Perhaps next year I'll be ready to only eat in season.  For this winter, I'm going to lean on my organic delivery and figure out what in the world one does with pea sprouts. 

Sunday, October 3, 2010

Beets Me

I saw the beet.  I bought the beet.  I conquered the beet.

Beets have often harbored a dark and lonely place in my mind that is reserved for foods that I don't particularly like or want to taste, along side items such as liver and sauerkraut.  Something about the beet deterred me for years, and I'm not sure why.  Over the years, some friends have encouraged me to try them.  A couple of weeks ago I finally tried some roasted beets at a friend's house.

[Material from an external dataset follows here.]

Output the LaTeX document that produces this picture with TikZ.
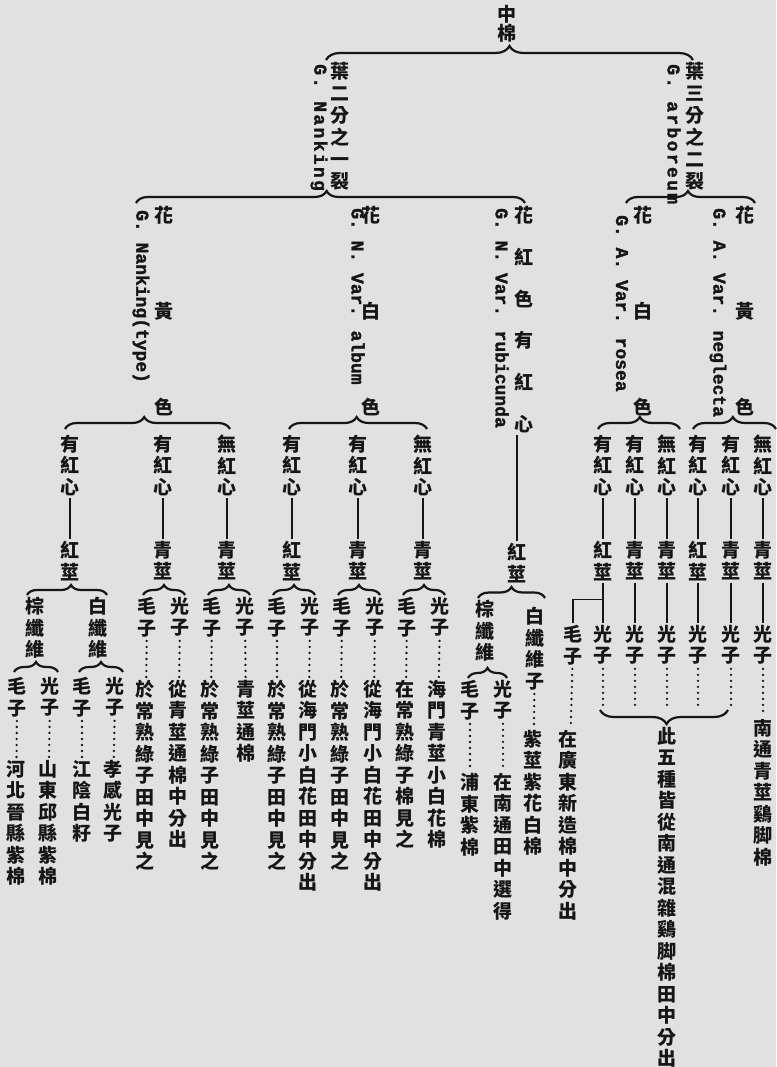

I was pleasantly surprised. 

They do taste good.  Firmness of squash, texture is pretty smooth and not gritty, and the taste is sweet and earthy. 

So I picked them up at last week's farmers market.

Here is what I did:

  • Pre-heat oven to 425 degrees.

  • I trimmed off the beet greens and set them aside.  Left about 1" of stem attached to the beets.

  • Popped the greens into a plastic bag (or other container) with a dry paper towel and refrigerate.  They taste like lettuce so it makes a great salad base.

  • Rinsed and scrubbed the beets like I normally do with a potato.  They bleed bright magneta so... don't wear white.

  • Lined a 9x13" glass  baking dish with aluminum foil and sprayed with a bit of non-stick spray, then chucked in the beets.

  • Drizzle ~2 tablespoons of olive oil over the beets, along with pepper and salt.

  • Covered tightly with foil and put in over for an hour. 
  • Have some blueberry pancakes.

  • All done!
After they cool slightly, you're supposed to rub them with a paper towel to remove the skins.  I found that too taxing (mine were all the way cooled off before I got around to it, so maybe that makes a difference?), so I just ate them with the skins on. 

I cut them into chunks and sprinkled with herbed goat cheese; nuked for 1 minute just to warm it up. 

No Dave stars today.  I didn't even bother to force this on him, but perhaps next time...

For me: 3/5 stars.  Tasty small meal.

P.S. I have no idea what is going on with the odd bullets.  Chalk it up to an eccentric artistic flair.